Podolosky Generalized Electrodynamics is also notable because it can be derived as an alternative solution to one that uses a set of very basic assumptions to derive Maxwell's Equations from first principles, and does so in a manner that prevents the infinities found in QED because it has a point source (which Feynman and others solved for practical purposes with the technique of renormalization) from arising.
In the Podolsky Generalized Electrodynamics model, there is a constant "a" with units of length associated with the massive mode of the photon must have a value that is experimentally required to be smaller than the current sensitivity of any current experiments. But, "a" is required as a consequence of the "value of the ground state energy of the Hydrogen atom . . . to be smaller than 5.6 fm, or in energy scales larger than 35.51 MeV."
In practice (for reasons that are not obvious without reading the full paper), this means that deviations from QED due to a non-zero value of "a" could be observed only at high energy particle accelerators.
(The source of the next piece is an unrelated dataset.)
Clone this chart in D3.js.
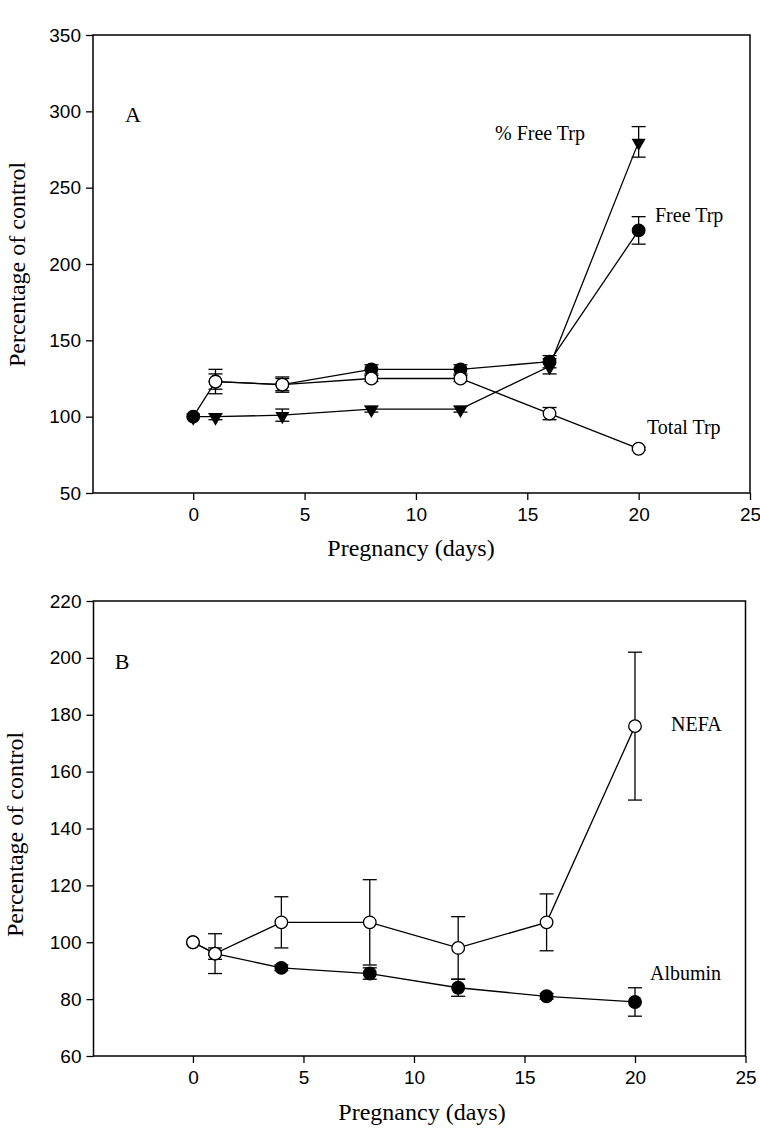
<!DOCTYPE html>
<html><head><meta charset="utf-8">
<script src="https://cdn.jsdelivr.net/npm/d3@7"></script>
<style>body{margin:0;background:#fff}svg{display:block}</style>
</head><body>
<svg id="c" width="760" height="1130"></svg>
<script>
// ---- Panel A data ----
const daysFree = [0, 1, 4, 8, 12, 16, 20];
const freeTrp = [100, 123, 121, 131, 131, 136, 222];
const freeTrpErr = [0, 5, 4, 3, 3, 4, 9];
const daysTotal = [1, 4, 8, 12, 16, 20];
const totalTrp = [123, 121, 125, 125, 102, 79];
const totalTrpErr = [8, 5, 2, 2, 4, 1];
const daysPct = [0, 1, 4, 8, 12, 16, 20];
const pctFreeTrp = [100, 100, 101, 105, 105, 133, 280];
const pctFreeTrpErr = [0, 2, 4, 2, 2, 5, 10];
const yTicksA = [50, 100, 150, 200, 250, 300, 350];
// ---- Panel B data ----
const daysNefa = [0, 1, 4, 8, 12, 16, 20];
const nefa = [100, 96, 107, 107, 98, 107, 176];
const nefaErr = [0, 7, 9, 15, 11, 10, 26];
const daysAlb = [0, 1, 4, 8, 12, 16, 20];
const albumin = [100, 96, 91, 89, 84, 81, 79];
const albuminErr = [0, 2, 1, 2, 3, 1, 5];
const yTicksB = [60, 80, 100, 120, 140, 160, 180, 200, 220];
const xTicks = [0, 5, 10, 15, 20, 25];
const xLabel = "Pregnancy (days)";
const yLabel = "Percentage of control";

const svg = d3.select("#c");
const serif = "'Liberation Serif','Times New Roman',serif";
const sans = "'Liberation Sans',Arial,sans-serif";

function panel(cfg) {
  const x = d3.scaleLinear().domain([-4.5, 25]).range([cfg.left, cfg.right]);
  const y = d3.scaleLinear().domain(cfg.yDomain).range([cfg.bottom, cfg.top]);
  const g = svg.append("g");
  g.append("rect").attr("x", cfg.left).attr("y", cfg.top)
    .attr("width", cfg.right - cfg.left).attr("height", cfg.bottom - cfg.top)
    .attr("fill", "none").attr("stroke", "#000").attr("stroke-width", 1.5);
  const xa = g.append("g").attr("transform", `translate(0,${cfg.bottom})`)
    .call(d3.axisBottom(x).tickValues(xTicks).tickSize(7).tickPadding(8).tickFormat(d3.format("d")));
  const ya = g.append("g").attr("transform", `translate(${cfg.left},0)`)
    .call(d3.axisLeft(y).tickValues(cfg.yTicks).tickSize(7).tickPadding(5).tickFormat(d3.format("d")));
  [xa, ya].forEach(a => {
    a.select(".domain").remove();
    a.selectAll("line").attr("stroke", "#000").attr("stroke-width", 1.3);
    a.selectAll("text").attr("font-family", sans).attr("font-size", 19).attr("fill", "#000");
  });
  const line = d3.line().x(d => x(d[0])).y(d => y(d[1]));
  const data = cfg.series.map(s => s.xs.map((d, i) => [d, s.ys[i], s.err[i]]));
  cfg.series.forEach((s, k) => {
    g.append("path").attr("d", line(data[k])).attr("fill", "none")
      .attr("stroke", "#000").attr("stroke-width", 1.3);
  });
  cfg.series.forEach((s, k) => {
    const eb = g.append("g").attr("stroke", "#000").attr("stroke-width", 1.3);
    data[k].filter(d => d[2] > 0).forEach(d => {
      eb.append("line").attr("x1", x(d[0])).attr("x2", x(d[0]))
        .attr("y1", y(d[1] - d[2])).attr("y2", y(d[1] + d[2]));
      [d[1] - d[2], d[1] + d[2]].forEach(v => {
        eb.append("line").attr("x1", x(d[0]) - 7).attr("x2", x(d[0]) + 7)
          .attr("y1", y(v)).attr("y2", y(v));
      });
    });
  });
  cfg.series.forEach((s, k) => {
    const mg = g.append("g");
    data[k].forEach(d => {
      if (s.shape === "tri") {
        mg.append("path").attr("d", d3.symbol(d3.symbolTriangle, 85)())
          .attr("transform", `translate(${x(d[0])},${y(d[1]) + 1}) rotate(180)`)
          .attr("fill", "#000");
      } else {
        mg.append("circle").attr("cx", x(d[0])).attr("cy", y(d[1])).attr("r", 6.3)
          .attr("fill", s.shape === "open" ? "#fff" : "#000")
          .attr("stroke", "#000").attr("stroke-width", 1.3);
      }
    });
  });
  cfg.labels.forEach(l => {
    g.append("text").attr("x", l.x).attr("y", l.y).attr("font-family", serif)
      .attr("font-size", l.size || 20).attr("text-anchor", l.anchor || "start").text(l.t);
  });
  g.append("text").attr("x", cfg.xlx).attr("y", cfg.xly).attr("text-anchor", "middle")
    .attr("font-family", serif).attr("font-size", 24).text(xLabel);
  g.append("text").attr("transform", `translate(${cfg.ylx},${cfg.yly}) rotate(-90)`)
    .attr("text-anchor", "start").attr("font-family", serif).attr("font-size", 24).text(yLabel);
}

panel({
  left: 93, right: 750, top: 35, bottom: 493, yDomain: [50, 350], yTicks: yTicksA,
  series: [
    {xs: daysPct, ys: pctFreeTrp, err: pctFreeTrpErr, shape: "tri"},
    {xs: daysFree, ys: freeTrp, err: freeTrpErr, shape: "filled"},
    {xs: daysTotal, ys: totalTrp, err: totalTrpErr, shape: "open"}
  ],
  labels: [
    {t: "A", x: 133, y: 122, size: 22, anchor: "middle"},
    {t: "% Free Trp", x: 495, y: 140},
    {t: "Free Trp", x: 655, y: 222},
    {t: "Total Trp", x: 647, y: 434}
  ],
  xlx: 411, xly: 556, ylx: 25, yly: 367
});

panel({
  left: 93.5, right: 745.5, top: 601, bottom: 1056, yDomain: [60, 220], yTicks: yTicksB,
  series: [
    {xs: daysAlb, ys: albumin, err: albuminErr, shape: "filled"},
    {xs: daysNefa, ys: nefa, err: nefaErr, shape: "open"}
  ],
  labels: [
    {t: "B", x: 122, y: 669, size: 22, anchor: "middle"},
    {t: "NEFA", x: 671, y: 731},
    {t: "Albumin", x: 650, y: 980}
  ],
  xlx: 422, xly: 1120, ylx: 23, yly: 937
});
</script>
</body></html>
It isn't inconceivable, however, to imagine that Podolsky's constant had a value on the order of the Planck length (i.e. 1.6 * 10-35 meters), which would be manifest only at energies approaching the Planck energy which is far beyond the capacity of any man made experiment to create, a value which could be correct without violating any current experimental constraints that have been rigorously analyzed to date.
Selected References
* B. Podolsky, 62 Phys. Rev. 68 (1942).
* B. Podolsky, C. Kikuchi, 65 Phys. Rev. 228 (1944).
* B. Podolsky, P. Schwed, 20 Rev. Mod. Phys. 40 (1948).
* R. R. Cuzinatto, C. A. M. de Melo, L. G. Medeiros, P. J. Pompeia, "How can one probe Podolsky Electrodynamics?", 26 International Journal of Modern Physics A 3641-3651 (2011) (arVix preprint linked to in post).